Multiple sectors are promoting children’s rights in Canada, including those from public health agencies, indigenous services, justice systems, social development groups, public safety agencies, and data-collecting organizations. Since 1988, the Government of Canada has worked across sectors to address family violence through the Family Violence Initiative (FVI), which brings together 14 departments and agencies to prevent and respond to violence and to support survivors. This collaborative initiative has adopted a life course perspective to address common risk factors and the interconnectedness of various forms of family violence, ranging from child maltreatment to intimate partner violence and abuse of older adults. Although governing documents and actions plans are typically developed by the federal and provincial or territorial governments, Canada has adopted a multi-stakeholder approach to ending violence, and consults frequently with the Canadian public and other partners when developing plans of action and agendas. Several multi-sectoral mechanisms also exist to promote children’s rights and well-being, including the federal-level Interdepartmental Working Group on Children’s Rights.
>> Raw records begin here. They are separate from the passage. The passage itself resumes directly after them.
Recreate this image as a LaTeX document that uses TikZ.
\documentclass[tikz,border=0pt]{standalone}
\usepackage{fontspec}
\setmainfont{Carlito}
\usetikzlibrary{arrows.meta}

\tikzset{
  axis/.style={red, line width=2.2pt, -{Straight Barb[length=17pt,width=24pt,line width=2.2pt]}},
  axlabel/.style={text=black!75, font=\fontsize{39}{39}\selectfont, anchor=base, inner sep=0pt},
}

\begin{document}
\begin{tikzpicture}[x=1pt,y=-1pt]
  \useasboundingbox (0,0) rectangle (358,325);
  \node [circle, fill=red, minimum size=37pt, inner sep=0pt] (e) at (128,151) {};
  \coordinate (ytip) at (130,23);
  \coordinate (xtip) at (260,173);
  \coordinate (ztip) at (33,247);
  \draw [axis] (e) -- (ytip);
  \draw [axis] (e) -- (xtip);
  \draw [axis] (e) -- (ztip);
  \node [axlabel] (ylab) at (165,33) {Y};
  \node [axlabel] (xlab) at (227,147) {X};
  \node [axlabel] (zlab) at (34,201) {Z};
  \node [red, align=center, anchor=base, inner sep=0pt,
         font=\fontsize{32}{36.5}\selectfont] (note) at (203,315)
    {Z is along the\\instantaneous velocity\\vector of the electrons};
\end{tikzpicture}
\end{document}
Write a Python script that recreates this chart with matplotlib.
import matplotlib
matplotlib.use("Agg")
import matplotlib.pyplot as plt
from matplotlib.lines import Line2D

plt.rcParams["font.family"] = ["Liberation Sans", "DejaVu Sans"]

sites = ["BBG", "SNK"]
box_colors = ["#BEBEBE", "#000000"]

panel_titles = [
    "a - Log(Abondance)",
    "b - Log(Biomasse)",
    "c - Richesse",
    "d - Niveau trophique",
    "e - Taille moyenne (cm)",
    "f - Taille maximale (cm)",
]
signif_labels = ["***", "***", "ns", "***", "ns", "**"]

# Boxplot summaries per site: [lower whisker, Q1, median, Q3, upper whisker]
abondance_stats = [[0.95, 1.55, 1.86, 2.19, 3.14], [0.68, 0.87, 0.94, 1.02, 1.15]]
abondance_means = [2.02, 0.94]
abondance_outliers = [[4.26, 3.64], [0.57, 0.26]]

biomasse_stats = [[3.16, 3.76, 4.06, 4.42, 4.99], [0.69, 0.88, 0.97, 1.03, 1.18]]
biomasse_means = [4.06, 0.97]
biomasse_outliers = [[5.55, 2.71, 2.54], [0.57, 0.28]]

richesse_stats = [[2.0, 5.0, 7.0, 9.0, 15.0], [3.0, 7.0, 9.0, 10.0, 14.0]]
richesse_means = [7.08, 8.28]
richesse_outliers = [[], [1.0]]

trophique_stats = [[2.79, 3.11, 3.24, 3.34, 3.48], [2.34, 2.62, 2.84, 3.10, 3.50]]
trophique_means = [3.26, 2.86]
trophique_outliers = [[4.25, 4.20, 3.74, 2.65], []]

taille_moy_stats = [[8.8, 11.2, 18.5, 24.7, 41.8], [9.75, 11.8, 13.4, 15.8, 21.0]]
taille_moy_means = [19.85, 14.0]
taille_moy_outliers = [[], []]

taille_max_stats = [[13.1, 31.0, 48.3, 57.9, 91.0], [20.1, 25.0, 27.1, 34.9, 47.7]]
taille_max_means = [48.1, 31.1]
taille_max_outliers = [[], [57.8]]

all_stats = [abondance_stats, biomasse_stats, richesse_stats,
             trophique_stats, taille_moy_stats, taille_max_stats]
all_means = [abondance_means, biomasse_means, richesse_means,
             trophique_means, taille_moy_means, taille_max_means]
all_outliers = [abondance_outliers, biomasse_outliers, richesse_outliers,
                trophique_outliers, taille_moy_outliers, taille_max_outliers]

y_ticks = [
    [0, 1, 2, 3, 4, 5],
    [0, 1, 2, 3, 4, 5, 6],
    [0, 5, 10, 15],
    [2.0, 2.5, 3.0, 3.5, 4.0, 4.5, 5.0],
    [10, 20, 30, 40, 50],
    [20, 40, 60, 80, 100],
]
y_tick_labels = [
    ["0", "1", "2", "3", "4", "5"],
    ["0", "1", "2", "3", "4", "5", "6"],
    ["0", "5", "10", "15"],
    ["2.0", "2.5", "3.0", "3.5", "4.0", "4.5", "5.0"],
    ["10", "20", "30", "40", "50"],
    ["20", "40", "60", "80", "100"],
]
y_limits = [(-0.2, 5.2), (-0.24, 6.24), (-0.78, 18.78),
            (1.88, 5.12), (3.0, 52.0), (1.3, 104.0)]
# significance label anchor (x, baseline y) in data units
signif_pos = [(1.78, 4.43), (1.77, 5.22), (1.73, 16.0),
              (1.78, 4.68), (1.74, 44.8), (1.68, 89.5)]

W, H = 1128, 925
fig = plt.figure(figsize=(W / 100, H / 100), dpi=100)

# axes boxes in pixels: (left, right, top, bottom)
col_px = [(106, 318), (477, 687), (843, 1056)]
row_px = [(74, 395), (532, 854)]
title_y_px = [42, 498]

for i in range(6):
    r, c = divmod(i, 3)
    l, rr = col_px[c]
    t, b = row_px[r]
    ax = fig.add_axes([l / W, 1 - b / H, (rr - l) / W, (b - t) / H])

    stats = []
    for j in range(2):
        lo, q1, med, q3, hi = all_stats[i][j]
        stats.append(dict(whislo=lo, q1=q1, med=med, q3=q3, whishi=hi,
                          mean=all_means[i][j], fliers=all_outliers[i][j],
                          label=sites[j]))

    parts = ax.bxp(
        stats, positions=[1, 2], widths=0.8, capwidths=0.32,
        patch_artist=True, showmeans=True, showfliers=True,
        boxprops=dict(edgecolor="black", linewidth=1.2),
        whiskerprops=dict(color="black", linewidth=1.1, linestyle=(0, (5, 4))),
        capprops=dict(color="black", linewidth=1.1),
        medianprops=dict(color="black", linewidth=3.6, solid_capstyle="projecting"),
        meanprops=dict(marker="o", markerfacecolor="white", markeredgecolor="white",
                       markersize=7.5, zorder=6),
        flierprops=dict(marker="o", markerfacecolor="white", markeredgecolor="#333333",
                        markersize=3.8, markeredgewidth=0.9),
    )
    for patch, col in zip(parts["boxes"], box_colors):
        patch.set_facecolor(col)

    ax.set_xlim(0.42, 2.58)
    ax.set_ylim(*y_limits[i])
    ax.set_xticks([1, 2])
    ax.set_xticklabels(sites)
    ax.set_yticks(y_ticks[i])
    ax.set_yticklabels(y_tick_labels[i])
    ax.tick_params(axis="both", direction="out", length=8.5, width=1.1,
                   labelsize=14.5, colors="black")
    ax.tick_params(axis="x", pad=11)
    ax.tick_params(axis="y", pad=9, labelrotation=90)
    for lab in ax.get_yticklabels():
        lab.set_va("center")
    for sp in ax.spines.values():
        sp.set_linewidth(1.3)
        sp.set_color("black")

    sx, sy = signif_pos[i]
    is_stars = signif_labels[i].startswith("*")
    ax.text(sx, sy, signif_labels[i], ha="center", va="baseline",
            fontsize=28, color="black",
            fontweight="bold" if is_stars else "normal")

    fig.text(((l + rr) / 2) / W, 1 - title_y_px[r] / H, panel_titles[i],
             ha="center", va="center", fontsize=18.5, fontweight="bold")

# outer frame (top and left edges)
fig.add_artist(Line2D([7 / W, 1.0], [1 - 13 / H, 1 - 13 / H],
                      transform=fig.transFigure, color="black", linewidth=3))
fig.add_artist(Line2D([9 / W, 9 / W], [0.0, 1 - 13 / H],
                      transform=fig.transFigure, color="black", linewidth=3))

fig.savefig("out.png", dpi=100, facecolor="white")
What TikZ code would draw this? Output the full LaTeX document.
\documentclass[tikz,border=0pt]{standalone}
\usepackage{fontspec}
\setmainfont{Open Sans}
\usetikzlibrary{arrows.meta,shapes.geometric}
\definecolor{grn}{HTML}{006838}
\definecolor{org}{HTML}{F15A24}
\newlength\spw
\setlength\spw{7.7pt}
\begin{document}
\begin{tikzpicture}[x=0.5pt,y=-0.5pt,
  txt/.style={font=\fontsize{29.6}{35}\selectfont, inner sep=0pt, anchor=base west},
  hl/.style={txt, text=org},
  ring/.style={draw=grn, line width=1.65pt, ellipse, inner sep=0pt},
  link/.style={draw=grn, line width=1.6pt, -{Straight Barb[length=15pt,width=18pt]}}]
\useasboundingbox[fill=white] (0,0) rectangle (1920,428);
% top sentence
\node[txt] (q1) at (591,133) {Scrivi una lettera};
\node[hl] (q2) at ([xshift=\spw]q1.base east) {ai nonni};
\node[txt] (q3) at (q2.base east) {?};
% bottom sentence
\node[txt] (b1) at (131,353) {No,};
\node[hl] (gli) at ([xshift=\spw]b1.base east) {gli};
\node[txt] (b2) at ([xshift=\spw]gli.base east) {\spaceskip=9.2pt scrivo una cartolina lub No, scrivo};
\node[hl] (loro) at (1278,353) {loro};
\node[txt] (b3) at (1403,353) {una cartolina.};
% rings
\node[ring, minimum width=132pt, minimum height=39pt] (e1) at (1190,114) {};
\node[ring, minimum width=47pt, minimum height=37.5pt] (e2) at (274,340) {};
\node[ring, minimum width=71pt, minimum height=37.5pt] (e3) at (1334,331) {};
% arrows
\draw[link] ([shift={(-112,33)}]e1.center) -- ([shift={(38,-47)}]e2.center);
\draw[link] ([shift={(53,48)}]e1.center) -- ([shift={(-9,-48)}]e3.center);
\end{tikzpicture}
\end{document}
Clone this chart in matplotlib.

In June 2019, Canada hosted a consultation to develop a strategy on ending violence against children that corresponds with the INSPIRE framework. The Public Health Agency of Canada worked with the Canadian Coalition for the Rights of Children, UNICEF Canada, and PrevNet on this initiative, gathering input from civil society organizations and young people to inform a more robust and cooperative strategy in Canada.
Data on violence against children comes from self-reported, professionally-reported, and administrative sources.
The General Social Survey on Victimization collects information on Canadian children aged 15 and older. Data is collected every five years.
The Canadian Incidence Study of Reported Child Abuse and Neglect, which includes the First Nations Incidence Study, provides information on children and families reported to child welfare agencies after reports of child abuse.
In 2012, the Canadian Community Health Survey – Mental Health gathered information on child abuse and exposure to intimate partner violence in Canadians 18 years of age and older.
In 2018, the Survey of Safety in Public and Private Spaces collected data on Canadian’s perception of their safety in public and private spaces. Questions were asked about personal experiences at home, school, the workplace, in public spaces, and online. Data from the survey is being used to help develop programs and services that are relevant to the needs of the population.
In July 2018, the most recent Uniform Crime Reporting Survey was released. The survey includes statistics and relays trends in violent crimes against children, all of which were reported to the Canadian police.
Collective Action and INSPIRE
Canada has a comprehensive national roadmap to end violence against children. Recent federal strategies and plans addressing gender-based violence, housing and homelessness, poverty reduction, early learning and childcare have been launched, which touch upon children’s rights and welfare. Multiple action plans dealing with child and family welfare exist at the provincial and territorial level including those that address the needs of Indigenous children and youth. One such plan is the National Strategy for the Protection of Children from Sexual Exploitation on the Internet (2004, 2009) enforced by the National Child Exploitation Coordination Centre (NCECC).
Canada’s criminal code and provincial/territorial laws protect children from all forms of violence. Corporal punishment is prohibited in penal institutions in Canada. Many provinces and territories have laws and policies prohibiting the use of corporal punishment of children in foster homes, childcare settings, and schools. In 2004, the Supreme Court of Canada prohibited the use of corporal punishment in schools and included guidelines, which narrowed the application of the defense in section 43 of the Criminal Code to minor corrective force.
Corporal punishment is prohibited in some settings. Prohibition is still to be achieved in the home, some alternative care settings, daycare and some schools.